L’empire du non-sens. L’art et la société technicienne
L’exemple de la musique est emblématique du processus de technicisation de l’art. L’homme moderne n’entend plus ni cigales ni tonnerre, mais des klaxons et des moteurs. De fait, la musique ne produit plus aujourd’hui d’émotions que par le moyen de signaux et de chocs. Jacques Ellul n’hésite pas à l’affirmer : pour lui, la musique moderne n’est pas de la musique mais du bruit, « comme un moteur qui pétarade », sans harmonie ni signification. Le walkman, que l’on adopte par peur d’écouter le silence et de se rencontrer soi-même, déverse une musique permanente, destructrice de relation humaine et créatrice de solitude. Les amateurs de rock sont noyés dans le bruit, perdant tout contrôle sur eux-mêmes, inhibant toute capacité de réflexion et toute volonté personnelle, détruisant leur personnalité.

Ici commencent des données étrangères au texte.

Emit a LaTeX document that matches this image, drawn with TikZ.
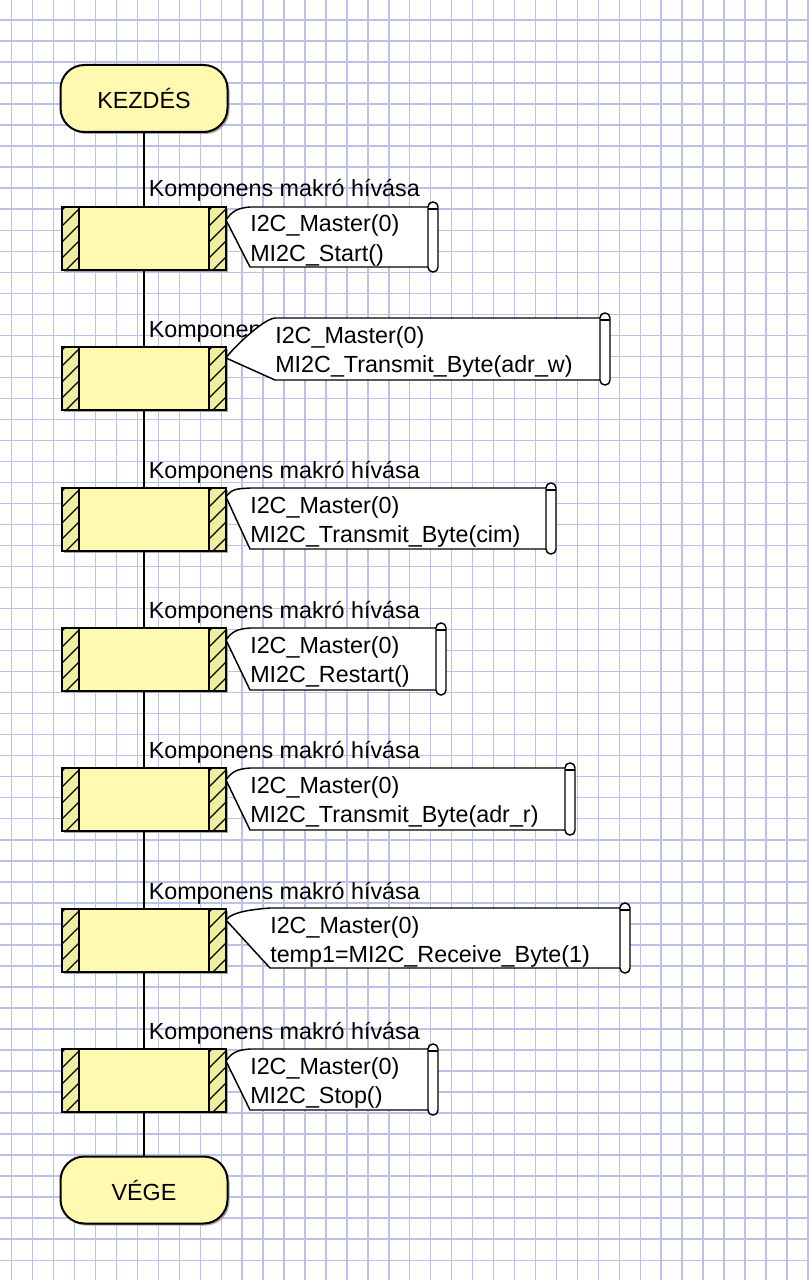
\documentclass[tikz,border=0pt]{standalone}
\usepackage{fontspec}
\setmainfont{Liberation Sans}
\usetikzlibrary{calc,shadows}
\definecolor{gridc}{RGB}{186,194,232}
\definecolor{boxfill}{RGB}{255,250,175}
\definecolor{stripfill}{RGB}{240,238,160}
\definecolor{shadowc}{RGB}{165,165,165}
\tikzset{
  gridline/.style={draw=gridc, line width=1.05pt},
  term/.style={draw=black, line width=1.5pt, fill=boxfill, rounded corners=18pt,
    minimum width=125.25pt, minimum height=50.25pt, inner sep=0pt, outer sep=0pt,
    font=\fontsize{17.5pt}{21pt}\selectfont,
    drop shadow={shadow xshift=1.5pt,shadow yshift=-1.5pt,fill=shadowc,opacity=1}},
  macrobox/.style={draw=black, line width=1.5pt, fill=boxfill,
    minimum width=123pt, minimum height=47.25pt, inner sep=0pt, outer sep=0pt,
    drop shadow={shadow xshift=1.5pt,shadow yshift=-1.5pt,fill=shadowc,opacity=1}},
  lbl/.style={anchor=base west, inner sep=0pt, font=\fontsize{17.5pt}{21pt}\selectfont},
  flowline/.style={draw=black, line width=1.5pt},
  callout/.style={draw=black, line width=1.1pt, fill=white},
  hatch/.style={draw=black, line width=0.9pt},
}
\begin{document}
\begin{tikzpicture}[x=0.75pt,y=-0.75pt]
\useasboundingbox (0,0) rectangle (808,1280);
\fill[white] (0,0) rectangle (808,1280);
\foreach \k in {0,...,38} \draw[gridline] ({11.7+20.95*\k},0) -- ({11.7+20.95*\k},1280);
\foreach \k in {0,...,61} \draw[gridline] (0,{-1+21.02*\k}) -- (808,{-1+21.02*\k});

% terminals
\node[term] (start) at (144,98.5) {KEZDÉS};
\node[term] (stop) at (144,1190) {VÉGE};

% macro boxes
\foreach \i/\tp in {1/207,2/347,3/488,4/628,5/768,6/909,7/1049}{
  \node[macrobox] (b\i) at (144,{\tp+31.5}) {};
  \fill[stripfill] ($(b\i.north west)+(1,1)$) rectangle ($(b\i.south west)+(17,-1)$);
  \fill[stripfill] ($(b\i.north east)+(-1,1)$) rectangle ($(b\i.south east)+(-17,-1)$);
  \begin{scope}
    \clip (b\i.north west) rectangle ($(b\i.south west)+(17,0)$);
    \foreach \k in {0,...,4} \draw[hatch] ($(b\i.south west)+(0,{4-16*\k})$) -- ++(26,-26);
  \end{scope}
  \begin{scope}
    \clip (b\i.north east) rectangle ($(b\i.south east)+(-17,0)$);
    \foreach \k in {0,...,4} \draw[hatch] ($(b\i.south east)+(-17,{4-16*\k})$) -- ++(26,-26);
  \end{scope}
  \draw[flowline] ($(b\i.north west)+(17,0)$) -- ($(b\i.south west)+(17,0)$);
  \draw[flowline] ($(b\i.north east)+(-17,0)$) -- ($(b\i.south east)+(-17,0)$);
  \draw[flowline] (b\i.north west) rectangle (b\i.south east);
  \node[lbl] (l\i) at (148.5,{\tp-10}) {Komponens makró hívása};
}

% flow connectors
\draw[flowline] (start) -- (b1);
\foreach \i/\j in {1/2,2/3,3/4,4/5,5/6,6/7} \draw[flowline] (b\i) -- (b\j);
\draw[flowline] (b7) -- (stop);

% callouts
\foreach \i/\tp/\xl/\yt/\yb/\xr/\ya/\lb in {
  1/207/250/207/267/430/220/{MI2C\_Start()},
  2/347/275/318/380/602/358/{MI2C\_Transmit\_Byte(adr\_w)},
  3/488/250/488/549/548/497/{MI2C\_Transmit\_Byte(cim)},
  4/628/250/628/690/438/640/{MI2C\_Restart()},
  5/768/250/768/830/567/780/{MI2C\_Transmit\_Byte(adr\_r)},
  6/909/270/908/968/622/920/{temp1=MI2C\_Receive\_Byte(1)},
  7/1049/250/1049/1110/430/1061/{MI2C\_Stop()}}{
  \coordinate (a\i) at ($(b\i.north east)+(0,{\ya-\tp})$);
  \filldraw[callout] (a\i) .. controls +(6,-9) and +(-12,1) .. (\xl,\yt)
     -- (\xr,\yt) -- (\xr,\yb) -- (\xl,\yb) -- cycle;
  \filldraw[callout, rounded corners=3.6pt] ({\xr-2},{\yt-5}) rectangle ({\xr+8},{\yb+5});
  \draw[callout] ({\xr-2},{\yt+2}) -- ({\xr+8},{\yt+2});
  \node[lbl] (c\i a) at (\xl,{\yt+25}) {I2C\_Master(0)};
  \node[lbl] (c\i b) at (\xl,{\yt+54}) {\lb};
}
\end{tikzpicture}
\end{document}
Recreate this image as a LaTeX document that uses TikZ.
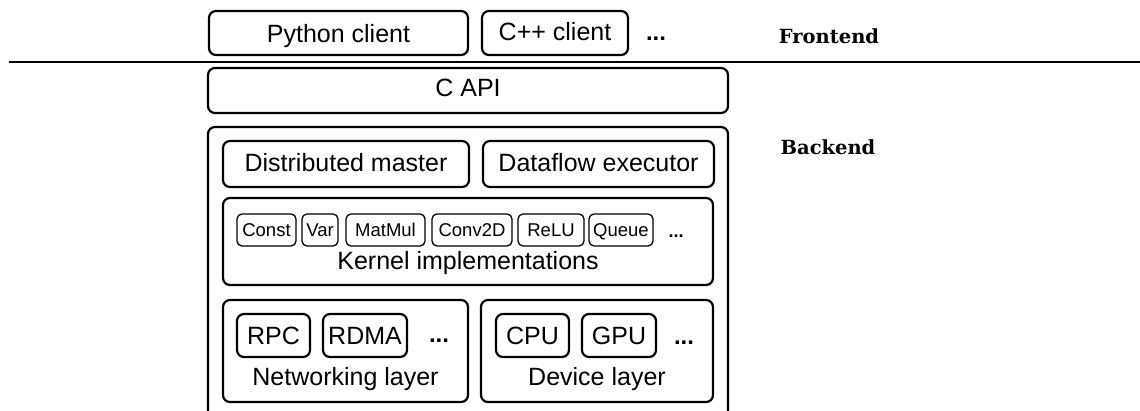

Avec les Rolling Stones, s’impose une « absence de musique au profit du bruit infernal ». Quant à la pop music, elle « est d’abord un produit de la technique », de sorte que la contestation qui se veut radicale s’avère en réalité tout à fait conforme au système technicien sans lequel elle ne peut exister. Enfin, l’apparition de la disco est la confirmation de « l’insignifiance glacée de l’hypnotisme technicien ».
Jacques Ellul
(2007). Jacques Ellul, Une pensée en dialogue
, Labor et Fides (coll. Le Champ éthique, n°48), p. 63-69
2 réponses
Merci d’avoir restituer cette belle leçon sur le (non)sens de(s) la musique(s) mais d’une utilité infinie, selon Léonard Bernstein.
Merci pour lui Françoise.
C’était un grand bonhomme Bernstein. Je vais mettre à jour cet article prochainement car je prépare une conférence à partir de ce texte et je vais l’enrichir encore autour de cette question du sens de la musique.